Shares of Edinburgh-based aviation logistics and news distribution company John Menzies rose more than 3% on Tuesday morning after it said turnover increased 21% to £1.2 billion for the six months to June 30 and it increased its dividend amid “confidence” for the rest of the year.
Menzies said on Monday it terminated merger talks between its distribution business and courier firm DX Group after being unable to agree revised terms for the deal.
On Tuesday, it said underlying profit before tax rose 36% to £24.7 million for the half year — but exceptional items relating to corporate transaction costs and “defined benefit pension de-risking” resulted in profit before tax falling to £500,000 from £3 million for the same period last year.
Nonetheless, interim dividend will be increased 11% to 6p per share.
Menzies chairman Dermot Smurfit said: “I am pleased to report that the group is trading well.
“Menzies Aviation continues to go from strength to strength.
“The recently acquired ASIG business is integrating well and generating many opportunities for growth.
“Within the rest of the business contract win momentum continued and we are benefiting from our investments into infrastructure and innovation.
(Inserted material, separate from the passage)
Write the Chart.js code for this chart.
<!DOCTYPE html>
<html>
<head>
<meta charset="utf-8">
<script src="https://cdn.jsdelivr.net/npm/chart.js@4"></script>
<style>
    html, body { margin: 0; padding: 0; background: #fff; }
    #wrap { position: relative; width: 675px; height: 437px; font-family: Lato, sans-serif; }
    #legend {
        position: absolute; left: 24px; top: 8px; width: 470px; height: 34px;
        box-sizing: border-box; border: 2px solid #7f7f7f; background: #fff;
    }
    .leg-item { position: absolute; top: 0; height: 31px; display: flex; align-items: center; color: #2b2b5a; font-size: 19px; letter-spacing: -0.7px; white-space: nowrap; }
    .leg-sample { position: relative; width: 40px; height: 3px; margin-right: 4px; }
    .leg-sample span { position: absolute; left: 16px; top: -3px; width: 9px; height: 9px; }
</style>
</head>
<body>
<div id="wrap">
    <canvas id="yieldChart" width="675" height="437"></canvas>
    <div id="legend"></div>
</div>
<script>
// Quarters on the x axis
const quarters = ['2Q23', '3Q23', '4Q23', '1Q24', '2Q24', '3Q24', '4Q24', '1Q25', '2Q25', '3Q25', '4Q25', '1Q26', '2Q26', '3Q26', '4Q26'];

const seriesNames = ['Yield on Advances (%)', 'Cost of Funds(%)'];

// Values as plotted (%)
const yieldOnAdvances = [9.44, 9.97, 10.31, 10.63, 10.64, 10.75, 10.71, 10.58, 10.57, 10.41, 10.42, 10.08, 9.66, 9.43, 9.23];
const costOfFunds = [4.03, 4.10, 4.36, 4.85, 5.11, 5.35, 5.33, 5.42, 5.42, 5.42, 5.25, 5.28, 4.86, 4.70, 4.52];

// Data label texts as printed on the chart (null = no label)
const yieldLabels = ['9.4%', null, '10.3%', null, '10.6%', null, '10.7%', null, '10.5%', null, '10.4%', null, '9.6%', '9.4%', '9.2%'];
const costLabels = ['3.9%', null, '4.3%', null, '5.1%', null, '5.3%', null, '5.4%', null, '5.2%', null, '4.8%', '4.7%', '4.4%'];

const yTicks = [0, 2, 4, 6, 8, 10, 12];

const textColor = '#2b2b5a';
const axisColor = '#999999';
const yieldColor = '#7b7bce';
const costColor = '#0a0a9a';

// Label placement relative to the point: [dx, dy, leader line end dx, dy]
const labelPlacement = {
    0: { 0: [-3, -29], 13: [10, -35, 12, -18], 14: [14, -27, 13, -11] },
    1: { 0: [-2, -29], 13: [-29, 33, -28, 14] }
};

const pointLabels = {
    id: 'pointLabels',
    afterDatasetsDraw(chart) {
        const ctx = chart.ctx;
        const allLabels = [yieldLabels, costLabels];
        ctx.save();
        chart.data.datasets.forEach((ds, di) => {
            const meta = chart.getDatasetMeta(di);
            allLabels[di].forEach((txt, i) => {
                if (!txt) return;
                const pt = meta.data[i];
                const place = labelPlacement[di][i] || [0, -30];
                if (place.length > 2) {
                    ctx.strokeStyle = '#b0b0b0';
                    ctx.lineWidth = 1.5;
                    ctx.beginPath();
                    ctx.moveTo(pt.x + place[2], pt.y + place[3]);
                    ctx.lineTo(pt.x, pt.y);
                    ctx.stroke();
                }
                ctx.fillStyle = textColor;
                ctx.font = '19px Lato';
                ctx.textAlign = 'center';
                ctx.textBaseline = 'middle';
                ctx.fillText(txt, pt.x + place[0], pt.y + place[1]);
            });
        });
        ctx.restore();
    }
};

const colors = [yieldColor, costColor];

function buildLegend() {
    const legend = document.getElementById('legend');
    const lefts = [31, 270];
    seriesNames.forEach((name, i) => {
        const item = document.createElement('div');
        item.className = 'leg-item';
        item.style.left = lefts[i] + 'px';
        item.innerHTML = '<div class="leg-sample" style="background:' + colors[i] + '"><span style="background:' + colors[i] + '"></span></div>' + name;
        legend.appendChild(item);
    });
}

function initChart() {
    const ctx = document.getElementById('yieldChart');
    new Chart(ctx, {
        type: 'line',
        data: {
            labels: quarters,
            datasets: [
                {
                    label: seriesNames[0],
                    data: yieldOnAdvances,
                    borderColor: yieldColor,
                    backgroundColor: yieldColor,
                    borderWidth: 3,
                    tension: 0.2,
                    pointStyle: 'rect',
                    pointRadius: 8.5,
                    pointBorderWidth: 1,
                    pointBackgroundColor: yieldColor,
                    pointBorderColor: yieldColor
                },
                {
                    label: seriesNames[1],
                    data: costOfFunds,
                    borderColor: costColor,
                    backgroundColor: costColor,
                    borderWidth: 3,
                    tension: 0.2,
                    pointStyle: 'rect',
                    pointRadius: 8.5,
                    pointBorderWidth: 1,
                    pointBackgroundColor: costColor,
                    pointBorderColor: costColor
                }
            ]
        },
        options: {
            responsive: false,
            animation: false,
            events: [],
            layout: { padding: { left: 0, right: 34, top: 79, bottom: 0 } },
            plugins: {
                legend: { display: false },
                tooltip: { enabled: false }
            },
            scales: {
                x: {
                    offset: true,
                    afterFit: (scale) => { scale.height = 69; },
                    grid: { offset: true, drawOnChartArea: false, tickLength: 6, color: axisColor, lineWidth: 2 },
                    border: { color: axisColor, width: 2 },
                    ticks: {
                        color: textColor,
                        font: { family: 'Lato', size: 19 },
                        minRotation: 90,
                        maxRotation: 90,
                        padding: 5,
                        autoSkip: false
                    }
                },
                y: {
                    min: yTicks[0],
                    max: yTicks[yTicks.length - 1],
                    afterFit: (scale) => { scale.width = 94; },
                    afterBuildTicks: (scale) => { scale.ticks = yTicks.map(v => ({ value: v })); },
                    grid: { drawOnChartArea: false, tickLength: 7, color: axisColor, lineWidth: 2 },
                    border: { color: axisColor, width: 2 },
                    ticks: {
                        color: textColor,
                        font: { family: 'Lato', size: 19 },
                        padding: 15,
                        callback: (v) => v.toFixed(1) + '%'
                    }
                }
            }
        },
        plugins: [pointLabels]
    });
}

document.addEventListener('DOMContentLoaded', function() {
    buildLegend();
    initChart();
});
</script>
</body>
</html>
“Menzies Distribution remains a strong business, performing well despite cost and volume pressures.
“Overall, I am very pleased with the group’s performance in the first half and we look to the future with confidence as demonstrated by the increased dividend payment.”
In his outlook, Smurfit said: “The group has continued to trade well since the period end and we look forward to the remainder of the year with confidence.
“We continue to look at our group structure with a view to delivering shareholder value by creating two strong pure play companies.
“Menzies Aviation has started the second half positively with continuing contract gains, expansion of our service offering, continued investment into infrastructure and a focus on delivering the exciting growth opportunities that exist.
“Menzies Distribution continues to seek new pathways to growth by investing into our diversified businesses, utilising our assets during daylight hours and within the core Newstrade business the division is well positioned ahead of the impending publisher contract renewals.
“Overall the board is confident with the group’s outlook for 2017 and we are firmly on track to meet the board’s expectations for the full year.”